Die Kunst von Sachs oszilliert zwischen Abstraktion und Figuration und stellt eine Manifestation seiner Suche nach dem Ungreifbaren dar. Sie thematisiert die körperliche Präsenz und strebt eine emotionale, viszerale Verbindung zum Betrachter an. In dieser intensiven Auseinandersetzung mit der Materie und dem eigenen Körper eröffnet Sachs einen Raum, der die Grenzen der klassischen Malerei sprengt und den unmittelbaren Dialog zwischen Kunst und Publikum fördert.

Begleitend zur Ausstellung erscheint die Monografie Rolf Sachs, eine reich bebilderte, 300-Seiten Publikation bei DISTANZ. Mit redaktioneller Unterstützung von Coralie Malissard und Salvatore Lacagnina und gestaltet vom Londoner Studio Kellenberger & White, enthält das Buch eine Reihe von Essays namhafter Persönlichkeiten. Die Monografie, die im Sommer 2025 veröffentlicht wird, ist sowohl in Englisch als auch in Deutsch erhältlich und bietet einen tiefgehenden Einblick in Sachs’ künstlerische Entwicklung und seine experimentelle Praxis.
Die Ausstellung der Stadt Schweinfurt wurde ermöglicht durch die großzügige Unterstützung der Kulturstiftung Schweinfurt, des Bezirks Unterfranken, der Stiftung Städt. Sparkasse Schweinfurt sowie der Barbara-Brockardt-Stiftung in Coburg.
Rolf Sachs
Rolf Sachs (*1955) ist ein multidisziplinärer Künstler und Designer, der derzeit in Rom lebt. Er wendet einen unverwechselbaren menschlichen und konzeptionellen Ansatz in einer Vielzahl von Medien an, die von Skulptur, Fotografie und Design bis hin zu Architekturprojekten und Bühnenbildern für Oper und Ballett reichen. Sein Umzug nach Rom hat Sachs dazu inspiriert, sich endlich ernsthaft der Malerei zu widmen.
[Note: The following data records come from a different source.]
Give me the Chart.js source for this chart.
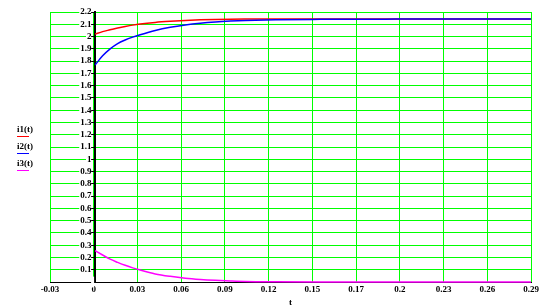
<!DOCTYPE html>
<html>
<head>
<meta charset="utf-8">
<script src="https://cdn.jsdelivr.net/npm/chart.js@4/dist/chart.umd.min.js"></script>
<style>
  html, body { margin: 0; padding: 0; background: #fff; }
  #wrap { width: 550px; height: 307px; }
</style>
</head>
<body>
<div id="wrap"><canvas id="myChart" width="550" height="307"></canvas></div>
<script>
var tValues = [0, 0.005, 0.01, 0.015, 0.02, 0.025, 0.03, 0.04, 0.05, 0.06, 0.07, 0.08, 0.09, 0.1, 0.12, 0.15, 0.2, 0.29];
var i1Values = [2.02, 2.04, 2.055, 2.07, 2.082, 2.093, 2.102, 2.115, 2.124, 2.131, 2.136, 2.139, 2.141, 2.142, 2.143, 2.143, 2.143, 2.143];
var i2Values = [1.768, 1.843, 1.9, 1.943, 1.972, 1.995, 2.015, 2.05, 2.076, 2.095, 2.109, 2.119, 2.126, 2.131, 2.137, 2.14, 2.142, 2.143];
var i3Values = [0.255, 0.22, 0.186, 0.16, 0.136, 0.115, 0.097, 0.066, 0.046, 0.031, 0.021, 0.014, 0.009, 0.005, 0.002, 0, 0, 0];
var xTickLabels = ["-0.03", "0", "0.03", "0.06", "0.09", "0.12", "0.15", "0.17", "0.2", "0.23", "0.26", "0.29"];
var xMin = -0.03;
var xMax = 0.29;

var tickFont = { family: "'Liberation Serif', 'DejaVu Serif', serif", size: 9, weight: "bold" };

function points(values){
    return tValues.map(function(t, i){ return { x: t, y: values[i] }; });
}

function makeSet(label, color, values, order){
    return {
        label: label,
        data: points(values),
        borderColor: color,
        backgroundColor: color,
        borderWidth: 1.5,
        pointRadius: 0,
        fill: false,
        cubicInterpolationMode: "monotone",
        clip: false,
        order: order
    };
}

// legend drawn Mathcad style: name with a short coloured line under it
var sideLegend = {
    id: "sideLegend",
    afterDraw: function(chart){
        var ctx = chart.ctx;
        var rows = [130, 147, 164];
        ctx.save();
        ctx.font = "bold 9px 'Liberation Serif', serif";
        ctx.textBaseline = "middle";
        ctx.textAlign = "left";
        chart.data.datasets.forEach(function(ds, i){
            ctx.fillStyle = "#000";
            ctx.fillText(ds.label, 17, rows[i]);
            ctx.strokeStyle = ds.borderColor;
            ctx.lineWidth = 1;
            ctx.beginPath();
            ctx.moveTo(17, rows[i] + 6.5);
            ctx.lineTo(29, rows[i] + 6.5);
            ctx.stroke();
        });
        ctx.restore();
    }
};

var ctx = document.getElementById("myChart").getContext("2d");

var myChart = new Chart(ctx, {
    type: "line",
    data: {
        datasets: [
            makeSet("i1(t)", "#ff0000", i1Values, 1),
            makeSet("i2(t)", "#0000ff", i2Values, 0),
            makeSet("i3(t)", "#ff00ff", i3Values, 2)
        ]
    },
    options: {
        responsive: false,
        animation: false,
        layout: { padding: { left: 50, right: 19, top: 12, bottom: 0 } },
        plugins: {
            legend: { display: false },
            tooltip: { enabled: false }
        },
        scales: {
            x: {
                type: "linear",
                position: "bottom",
                min: xMin,
                max: xMax,
                afterBuildTicks: function(scale){
                    scale.ticks = xTickLabels.map(function(l, i){
                        return { value: xMin + i * (xMax - xMin) / (xTickLabels.length - 1) };
                    });
                },
                afterFit: function(scale){ scale.height = 25; },
                grid: { color: "#00ff00", lineWidth: 1, drawTicks: false },
                border: { color: "#000", width: 1 },
                ticks: {
                    padding: 2,
                    color: "#000",
                    font: tickFont,
                    maxRotation: 0,
                    autoSkip: false,
                    callback: function(v, i){ return xTickLabels[i]; }
                },
                title: {
                    display: true,
                    text: "t",
                    color: "#000",
                    font: tickFont,
                    padding: { top: 0, bottom: -1 }
                }
            },
            y: {
                position: { x: 0 },
                min: 0,
                max: 2.2,
                grid: { color: "#00ff00", lineWidth: 1, drawTicks: true, tickLength: 5, tickColor: "#000" },
                border: { color: "#000", width: 2 },
                ticks: {
                    stepSize: 0.1,
                    autoSkip: false,
                    color: "#000",
                    font: tickFont,
                    showLabelBackdrop: true,
                    backdropColor: "#fff",
                    backdropPadding: { top: 0, bottom: 0, left: 1, right: -4 },
                    callback: function(v){
                        var r = Math.round(v * 10) / 10;
                        if (r === 0) return "";
                        return String(r) + "\u2009\u2009";
                    }
                }
            }
        }
    },
    plugins: [sideLegend]
});
</script>
</body>
</html>
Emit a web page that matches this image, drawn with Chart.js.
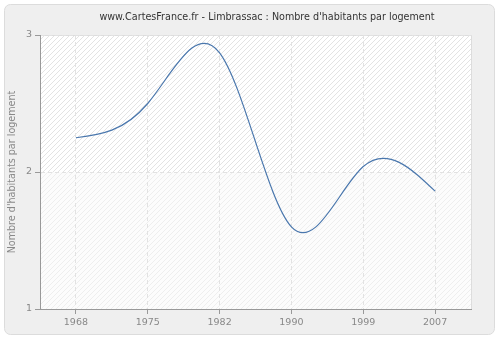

Seit den 1990er-Jahren stellt Sachs vorgefasste Anwendungen von Materialien, Verfahren und Alltagsgegenständen in Frage und verleiht ihnen eine neue Bedeutung. Mit Humor und Witz versucht er, emotionale und sinnliche Reaktionen hervorzurufen. Sein Werk hat jedoch nichts von der Trockenheit, die oft mit Konzeptkunst assoziiert wird. Vielmehr ist es voller Menschlichkeit, Sensibilität und Respekt gegenüber den verwendeten Materialien. Vielmehr sind sie voller Menschlichkeit und Sensibilität gegenüber den verwendeten Materialien. Sie sind poetisch, humorvoll, augenzwinkernd, aber niemals respektlos. Gegenwärtig konzentriert sich seine Arbeit besonders auf die Erforschung der menschlichen Psyche, des Charakters, der Beziehungen, der Seele und des Geistes der Menschen.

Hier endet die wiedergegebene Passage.